Make an exact copy of all the material below, apart from the pictures.
□ □ □ □ □ □ □
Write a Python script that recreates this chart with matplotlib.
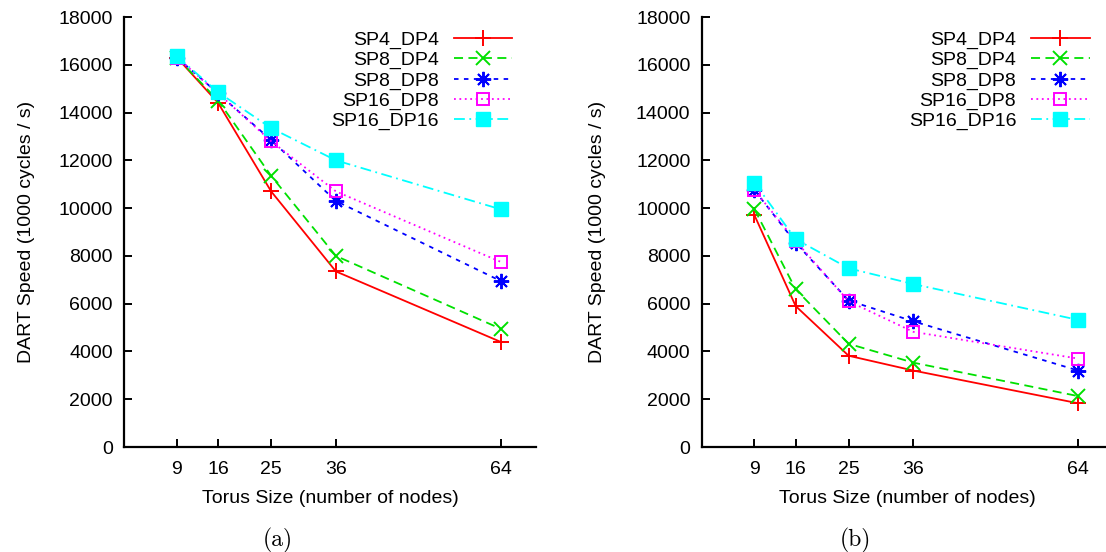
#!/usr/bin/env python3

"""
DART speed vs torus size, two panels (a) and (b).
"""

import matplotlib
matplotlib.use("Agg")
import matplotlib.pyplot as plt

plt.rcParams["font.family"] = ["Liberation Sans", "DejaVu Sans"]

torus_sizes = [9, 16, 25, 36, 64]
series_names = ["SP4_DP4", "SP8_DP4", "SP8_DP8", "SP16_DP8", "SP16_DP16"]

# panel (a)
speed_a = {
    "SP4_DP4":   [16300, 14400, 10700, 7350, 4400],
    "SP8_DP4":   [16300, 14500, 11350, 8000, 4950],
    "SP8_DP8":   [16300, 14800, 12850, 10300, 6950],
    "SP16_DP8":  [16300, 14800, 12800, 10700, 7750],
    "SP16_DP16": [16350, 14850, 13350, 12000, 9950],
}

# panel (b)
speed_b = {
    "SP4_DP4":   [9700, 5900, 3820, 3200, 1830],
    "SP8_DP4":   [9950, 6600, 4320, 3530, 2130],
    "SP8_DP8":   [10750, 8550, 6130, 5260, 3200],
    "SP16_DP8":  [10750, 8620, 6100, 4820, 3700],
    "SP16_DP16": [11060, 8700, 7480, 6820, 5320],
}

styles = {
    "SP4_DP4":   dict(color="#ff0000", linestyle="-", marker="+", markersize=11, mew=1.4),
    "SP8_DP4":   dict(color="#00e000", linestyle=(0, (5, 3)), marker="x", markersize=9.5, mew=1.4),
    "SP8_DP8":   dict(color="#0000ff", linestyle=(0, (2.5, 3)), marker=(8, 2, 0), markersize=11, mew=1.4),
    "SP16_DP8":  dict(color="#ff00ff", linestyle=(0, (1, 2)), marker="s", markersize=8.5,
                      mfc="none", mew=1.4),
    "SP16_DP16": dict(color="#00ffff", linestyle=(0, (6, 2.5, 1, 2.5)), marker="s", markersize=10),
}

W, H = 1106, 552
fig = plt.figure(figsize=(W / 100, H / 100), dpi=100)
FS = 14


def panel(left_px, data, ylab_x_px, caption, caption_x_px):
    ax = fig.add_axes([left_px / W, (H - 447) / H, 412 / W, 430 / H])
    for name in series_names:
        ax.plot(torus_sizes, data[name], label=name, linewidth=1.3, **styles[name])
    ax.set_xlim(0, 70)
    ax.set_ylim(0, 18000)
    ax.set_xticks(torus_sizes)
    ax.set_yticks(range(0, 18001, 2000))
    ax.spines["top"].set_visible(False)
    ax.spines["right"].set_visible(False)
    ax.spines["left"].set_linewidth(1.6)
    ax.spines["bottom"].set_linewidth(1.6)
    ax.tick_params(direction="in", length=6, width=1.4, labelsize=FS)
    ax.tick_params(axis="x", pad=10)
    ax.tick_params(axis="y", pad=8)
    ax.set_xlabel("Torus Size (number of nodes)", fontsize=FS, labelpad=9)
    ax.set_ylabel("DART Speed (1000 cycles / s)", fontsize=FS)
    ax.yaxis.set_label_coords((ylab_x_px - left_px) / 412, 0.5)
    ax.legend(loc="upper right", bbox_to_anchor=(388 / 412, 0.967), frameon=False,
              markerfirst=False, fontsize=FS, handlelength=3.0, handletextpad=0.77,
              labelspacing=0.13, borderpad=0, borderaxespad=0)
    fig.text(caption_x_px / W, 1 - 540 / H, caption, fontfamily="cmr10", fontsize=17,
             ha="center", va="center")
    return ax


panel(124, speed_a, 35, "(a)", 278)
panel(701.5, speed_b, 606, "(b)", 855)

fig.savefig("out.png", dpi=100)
□ □ □ □ □ □ □
## Answer to the problem
Write a Python script that recreates this chart with matplotlib.
#!/usr/bin/env python3

"""
DART speed vs torus size, two panels (a) and (b).
"""

import matplotlib
matplotlib.use("Agg")
import matplotlib.pyplot as plt

plt.rcParams["font.family"] = ["Liberation Sans", "DejaVu Sans"]

torus_sizes = [9, 16, 25, 36, 64]
series_names = ["SP4_DP4", "SP8_DP4", "SP8_DP8", "SP16_DP8", "SP16_DP16"]

# panel (a)
speed_a = {
    "SP4_DP4":   [16300, 14400, 10700, 7350, 4400],
    "SP8_DP4":   [16300, 14500, 11350, 8000, 4950],
    "SP8_DP8":   [16300, 14800, 12850, 10300, 6950],
    "SP16_DP8":  [16300, 14800, 12800, 10700, 7750],
    "SP16_DP16": [16350, 14850, 13350, 12000, 9950],
}

# panel (b)
speed_b = {
    "SP4_DP4":   [9700, 5900, 3820, 3200, 1830],
    "SP8_DP4":   [9950, 6600, 4320, 3530, 2130],
    "SP8_DP8":   [10750, 8550, 6130, 5260, 3200],
    "SP16_DP8":  [10750, 8620, 6100, 4820, 3700],
    "SP16_DP16": [11060, 8700, 7480, 6820, 5320],
}

styles = {
    "SP4_DP4":   dict(color="#ff0000", linestyle="-", marker="+", markersize=11, mew=1.4),
    "SP8_DP4":   dict(color="#00e000", linestyle=(0, (5, 3)), marker="x", markersize=9.5, mew=1.4),
    "SP8_DP8":   dict(color="#0000ff", linestyle=(0, (2.5, 3)), marker=(8, 2, 0), markersize=11, mew=1.4),
    "SP16_DP8":  dict(color="#ff00ff", linestyle=(0, (1, 2)), marker="s", markersize=8.5,
                      mfc="none", mew=1.4),
    "SP16_DP16": dict(color="#00ffff", linestyle=(0, (6, 2.5, 1, 2.5)), marker="s", markersize=10),
}

W, H = 1106, 552
fig = plt.figure(figsize=(W / 100, H / 100), dpi=100)
FS = 14


def panel(left_px, data, ylab_x_px, caption, caption_x_px):
    ax = fig.add_axes([left_px / W, (H - 447) / H, 412 / W, 430 / H])
    for name in series_names:
        ax.plot(torus_sizes, data[name], label=name, linewidth=1.3, **styles[name])
    ax.set_xlim(0, 70)
    ax.set_ylim(0, 18000)
    ax.set_xticks(torus_sizes)
    ax.set_yticks(range(0, 18001, 2000))
    ax.spines["top"].set_visible(False)
    ax.spines["right"].set_visible(False)
    ax.spines["left"].set_linewidth(1.6)
    ax.spines["bottom"].set_linewidth(1.6)
    ax.tick_params(direction="in", length=6, width=1.4, labelsize=FS)
    ax.tick_params(axis="x", pad=10)
    ax.tick_params(axis="y", pad=8)
    ax.set_xlabel("Torus Size (number of nodes)", fontsize=FS, labelpad=9)
    ax.set_ylabel("DART Speed (1000 cycles / s)", fontsize=FS)
    ax.yaxis.set_label_coords((ylab_x_px - left_px) / 412, 0.5)
    ax.legend(loc="upper right", bbox_to_anchor=(388 / 412, 0.967), frameon=False,
              markerfirst=False, fontsize=FS, handlelength=3.0, handletextpad=0.77,
              labelspacing=0.13, borderpad=0, borderaxespad=0)
    fig.text(caption_x_px / W, 1 - 540 / H, caption, fontfamily="cmr10", fontsize=17,
             ha="center", va="center")
    return ax


panel(124, speed_a, 35, "(a)", 278)
panel(701.5, speed_b, 606, "(b)", 855)

fig.savefig("out.png", dpi=100)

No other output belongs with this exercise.